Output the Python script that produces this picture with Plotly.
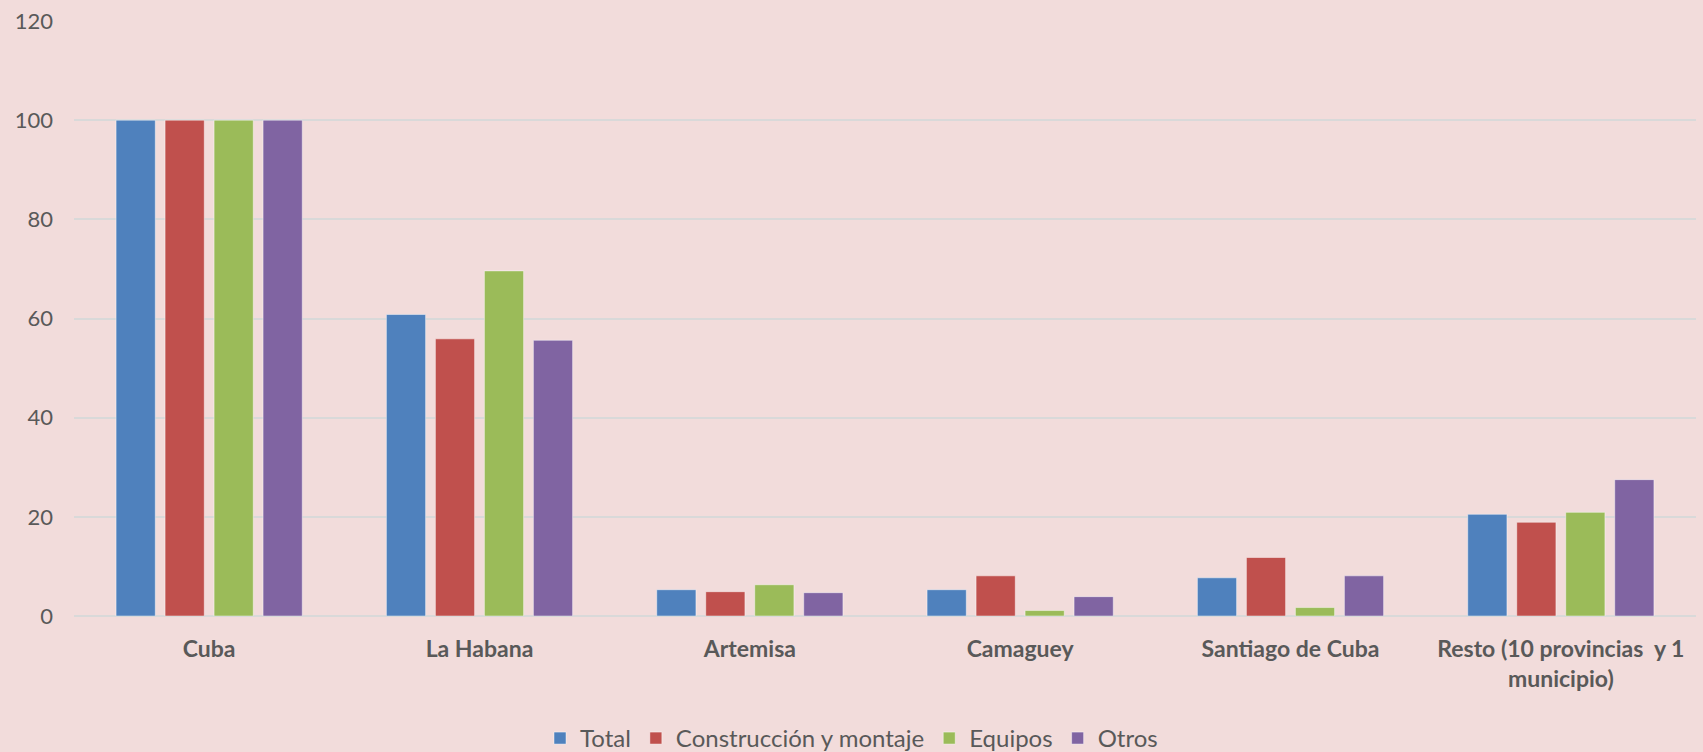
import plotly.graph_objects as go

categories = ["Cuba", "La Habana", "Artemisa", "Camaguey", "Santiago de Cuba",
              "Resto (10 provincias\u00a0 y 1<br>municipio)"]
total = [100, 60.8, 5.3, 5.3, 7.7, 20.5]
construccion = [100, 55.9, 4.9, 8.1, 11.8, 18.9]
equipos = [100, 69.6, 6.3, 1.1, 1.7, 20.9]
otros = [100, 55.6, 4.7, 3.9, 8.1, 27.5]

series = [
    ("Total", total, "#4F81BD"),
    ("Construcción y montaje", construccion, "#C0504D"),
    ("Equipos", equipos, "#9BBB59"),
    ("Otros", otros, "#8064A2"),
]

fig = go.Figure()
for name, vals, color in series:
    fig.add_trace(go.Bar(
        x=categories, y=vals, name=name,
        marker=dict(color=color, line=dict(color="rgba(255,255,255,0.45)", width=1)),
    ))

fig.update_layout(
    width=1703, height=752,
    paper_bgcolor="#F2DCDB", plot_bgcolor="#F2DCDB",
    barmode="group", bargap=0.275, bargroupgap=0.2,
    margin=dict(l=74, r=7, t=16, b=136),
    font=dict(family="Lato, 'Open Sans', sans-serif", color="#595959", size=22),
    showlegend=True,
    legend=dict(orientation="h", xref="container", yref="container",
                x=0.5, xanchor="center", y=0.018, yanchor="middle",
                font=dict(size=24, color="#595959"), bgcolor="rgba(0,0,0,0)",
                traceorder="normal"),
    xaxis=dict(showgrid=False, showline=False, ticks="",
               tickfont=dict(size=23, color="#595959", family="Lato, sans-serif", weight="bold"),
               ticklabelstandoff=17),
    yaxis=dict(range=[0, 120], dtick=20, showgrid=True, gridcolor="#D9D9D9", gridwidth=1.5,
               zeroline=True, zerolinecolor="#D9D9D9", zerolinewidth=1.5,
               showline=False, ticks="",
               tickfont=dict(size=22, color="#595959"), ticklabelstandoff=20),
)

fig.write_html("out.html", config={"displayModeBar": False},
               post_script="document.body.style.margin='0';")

+---+

Repeat, with no pictures, each line from the beginning of the data through the line containing "import plotly.graph_objects as go", inclusive.

Output the Python script that produces this picture with Plotly.
import plotly.graph_objects as go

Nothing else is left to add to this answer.